A number of Fianna Fáil frontbench TDs have backed calls for the party to enforce a whip on the party in support of the pending abortion legislation.
They have also backed a call from leader Micheál Martin to unite in purpose as the country heads towards a general election if the party wants to have a chance of getting into Government.
The TDs who backed the proposal, put to the electorate by way of a referendum last week, say their colleagues who opposed it have no option but to support and facilitate the will of the people.
Limerick TD Niall Collins, who said the party had a bad few weeks, indicated his support for a whip to be applied.

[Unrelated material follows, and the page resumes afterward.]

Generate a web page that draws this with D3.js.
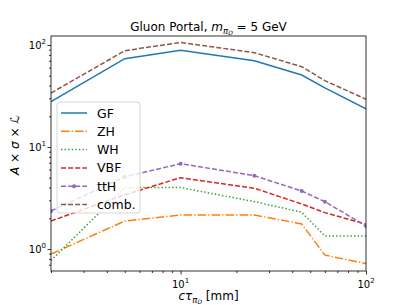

Mr Collins said he was “really concerned” any TD or senator would consider voting against any aspect of the legislation to regulate the termination of pregnancy at any stage.
Offaly TD Barry Cowen told a meeting of the parliamentary meeting Mr Martin should apply the whip.
“A politician or a political party cannot become a prisoner of your core base. You have to show leadership to your core base.
“Sadly, a lot of them have been saying since the Dáil returned this week that they got it wrong and they regret that they got it wrong. The party has to pull together in terms of how we now, as a party, face into the passage of the forthcoming legislation,” Mr Collins said.
Speaking to the Irish Examiner, Cork North Central TD Billy Kelleher said he expects all of his party colleagues to put aside their personal views, given the size of the mandate of the people to support the legislation.
Mr Martin told the parliamentary party on Tuesday night he expected TDs and senators to support the legislation when it comes to the House.
Even TDs, like John McGuinness, who voted no, told the Irish Examiner that colleagues must listen to the will of the electorate.
Sligo-Leitrim TD Marc MacSharry, who did not support repeal, confirmed he will unequivocally support the legislation.
Meanwhile Health Minister Simon Harris met with opposition spokespeople yesterday to brief them on implementing the result of the referendum.
Calling on cross-party agreement to pass the second stage of the new legislation by the summer recess, he said he is hopeful the Dáil could pass report stage by the end of September.
Mr Harris is to meet opposition members again in two weeks’ time and will meet other stakeholders today and tomorrow.